The Effective Top Tube (ETT) length and how it compares to the Actual Top Tube (ATT) measurement can be confusing. Almost all modern full suspension mountain bikes use an ETT because conventional seat tube locations do not integrate well with today's modern bike geometries. This is why reach and stack measurements have become more relevant. When deciding on bike fit, ETT, stack and reach are the best measurements to use.

ETT vs ATT

  • Our ETT and ATT are designed to intersect with the saddle at normal pedaling height which ensures that the ETT accurately represents the ATT when pedaling. Given that the angle between the ETT and ATT is typically well under 10 degrees, the saddle position won't deviate far for riders who are slightly above or below the ETT and ATT intersection point. Graphic: see the blue and green dotted lines as they converge near the rails of the saddle.
  • It is difficult to accurately measure the ETT with a tape measure and this measurement is designed into the frame which is then manufactured accordingly. Graphic: see the horizontal blue line “A”.
  • Many riders measure the ATT (Graphic: see the “B” line) and become concerned that they've purchased a frame that is too small for them. However, the ATT will always measure 1.0 - 1.5" (25-40mm) shorter than the ETT for Knolly frame models.
  • If a bike is sized correctly no rider will position their saddle near the horizontal line drawn between the seat tube (post) and the center of the head tube (Graphic: see the horizontal “B” line). Most rider’s saddles are significantly higher than this line so the ATT is not a good indication of top tube length.

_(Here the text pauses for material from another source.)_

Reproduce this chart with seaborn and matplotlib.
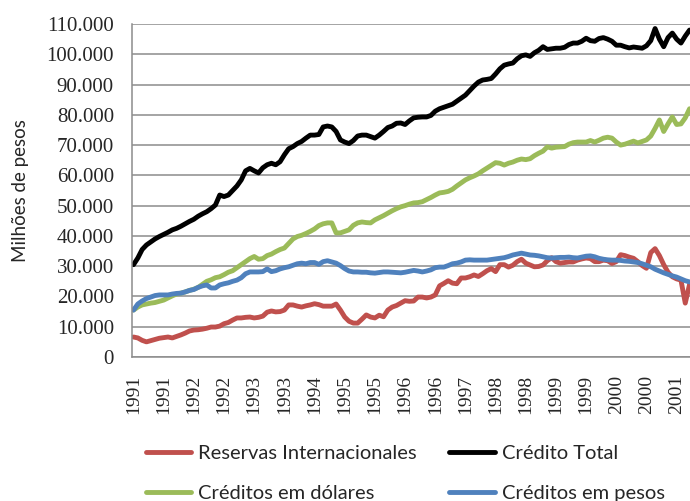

  • The difference between ATT and ETT will vary slightly between frame model and size.
  • We measure our effective top tube lengths off a line that extends from the center of the BB at roughly a 74° angle. Graphic: see the blue line running from the BB to the seat. ​
  • The higher your saddle is, the closer it gets to this line. You can see in the image above that the center of the saddle intersects this ETT blue line.